“Where are you kids off to?”
“We’re going over to the O’Reagan’s” I shouted as I headed for my bike.
“We’re gonna jol arlies!” my brother shouted as his bike swung into the road. (Translation: We’re gonna play marbles!)
“Listen for my whistle!” That was how we knew when it was time to head for home. We could be a whole block away but as soon as we heard my Mother’s clear whistle echoing over the roof tops that meant one thing – home! My brother and I both knew how to whistle back and we would whistle, mutter: “Damn it!” and head for home.
The O’Reagan’s lived four houses away and they had a great garden. Countless afternoons were spent playing marbles and cricket there. I wasn’t much good at cricket and grew sick of fielding that damned ball from every bush in sight. But I was ace at marbles! My legs would be open in a vee and a pile of ten marbles would have been expertly built in this conical structure in the front. “Shymapadda ten man!” I would call out, “C’mon, any takers? Nikkie anything under the sun.” That was a way of ensuring that everyone stood at the correct distance and there was no cheating! I was great at marbles but my brother, Patch, was inevitably in a class of his own. I managed to rake in only four marbles before his marble smashed into my conical ten with an accuracy and ease that was startling.
“Ohhh man,” I muttered handing the ten marbles over to him.
I look back at my childhood memories and I smile. Our childhood was filled with expeditions with the neighbourhood kids: on our bikes into the veld; building a fort in a old sewage pipe; playing tok-tokkie; games of cricket on the front lawn; roller skating up and down the road sans helmet and knee pads. We had such fun together.
I now live in a street in George that would have been a perfect playground for us children of forty-four years ago. Today, where are the bicycles? Where are the laughing, chattering, bantering groups of children? Nowhere in sight. Today’s children seem to have a different mind set.
Children don’t roam the streets as we used to. As soon as they have a break from their studies, they are on their cell-phones, X-Box or other computer games. I have watched these computer games. They are incredibly violent and blood thirsty. The child will sit there, his eyes glued to the screen as he is sprayed with bullets and he, in turn, kills man after man either through his machine gun or he could change his weapon to an axe or a wieldy knife! For goodness sakes, I too played games inside as a child. But these games seemed more constructive somehow. We played Monopoly which taught us about money, lending, buying properties, cash flow! I really do believe that violence begets violence. Why don’t computer game designers come up with a less horrifying form of entertainment? Oh glory, I sound like a know it all, disagreeable grand-mother, don’t I?

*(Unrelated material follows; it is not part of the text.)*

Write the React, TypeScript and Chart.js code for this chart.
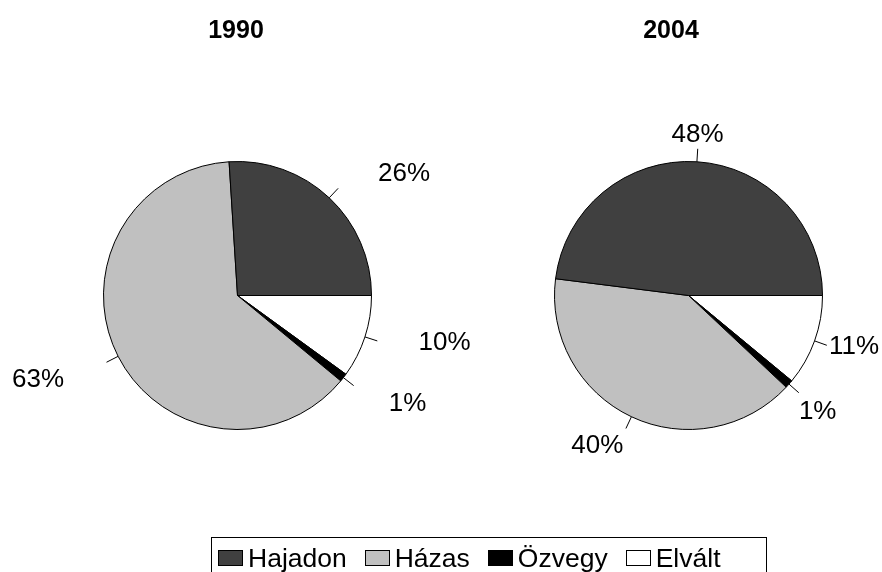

I was sitting at a restaurant the other day. At the table next to me were a couple of teenagers. They were not behaving in the way I would expect a dating couple to behave: shyly making conversation and laughing at one another’s jokes. No, this couple were facing one another but with their eyes glued to their I-Phones while their fingers tapped furiously away in conversation with whoever was on line with them. Great date, huh? Scintillating conversation! Yeah, yeah, yeah…..
John Breyault, the vice president of public policy, telecommunications and fraud at the National Consumers League, said:
“Today about 80 percent of teens between 10 and 17 own a cell phone, and about half of those own a smart phone. That’s about twice the rate from just two years ago.”
I am frightened that the youth of today are missing out. They are losing out on the art of conversation. There is the wonderful world of fantasy and imagination that is put into gear when children play with each other. That child spending his free hours glued to his X-Box is interacting with a machine rather than gooning around with friends. The children that I do see on the street walking home from school are all chatting – to their cell phones!
Nowadays most children from the age of ten upwards own a cell phone. We live in South Africa which is a crime infested country. People are mugged and murdered. As a result, children don’t play in the neighbourhood as I used to. Parents drive their children to and from school and take them on play dates. They are only too aware that the cell phones they have given their children to ensure their safety, are prime targets for thieves! Ironic, isn’t it?
In South Africa, children living in locations don’t have this problem. They play outside in the streets without the fear that the middle and upper classes carry with them. The majority of location children don’t own cell phones!
Also, the only muscles that are involved in working a computer game are the muscles in your thumbs! While in England I noticed a preponderance of chubby children. Guaranteed that over there the weather is often not conducive to going outside and exercising. But a large amount of chubbiness comes from sitting in front of a computer screen, a packet of crisps in hand!
I wonder if this a case of simply having to move with the times! Is this similar to how our grandparents thought when television was invented? Don’t get me wrong, I’m all for technology. I am a hearing person as a result of my wonderfully constructed Cochlear Implants. But at the same time, I do wish that the children of today could know the pleasure of running from one neighbour to the other and playing in the road until Mum’ whistle drew them inside for their baths.
But don’t we all long for times that have disappeared?